Wednesday, October 04, 2006

Padding the Payroll

Back in the 1980s, we law firm associates joked about our lockstep pay raises. The "going rate," someone quipped, was the lowest amount firms could pay without all of us "going." For some reason we found this hilarious. (The same reason, probably, why we thought we looked good in those "power suits.")

By today’s standards this wisecrack barely registers on the sarcasm scale. The concept, however, is still a useful one. In theory, this is how pay is determined in Proxyland: Whenever you see the word “retain” in a compensation committee report – and you almost always will - you’re supposed to think that every element of a CEO’s package has been calibrated to the precise level that will keep him from going.

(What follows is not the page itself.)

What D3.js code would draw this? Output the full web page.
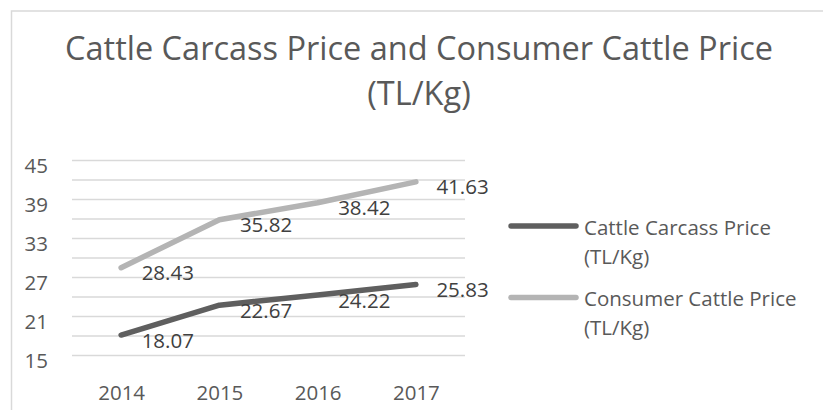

In his Economix column in today’s New York Times, David Leonhardt punches a nice big hole in this myth. Describing how Oakland A's general manager extraordinaire Billy Beane politely declined to meet the salary demands of his ace on-field manager, Ken Macha, then held firm while Macha walked, Leonhardt remarks:

"You’d never see this in corporate America…The negotiation over a chief executive’s pay is one that never seems to fail, which, of course, means that it isn’t much of a negotiation at all. It’s more like a friendly conversation."

Well said. But it’s even worse than that. The newfound popularity of "tally sheets" makes embarrassingly clear that, until recently, many boards had no idea how much they were actually paying. A hell of a way to enter a negotiation, no matter how big your shoulder pads.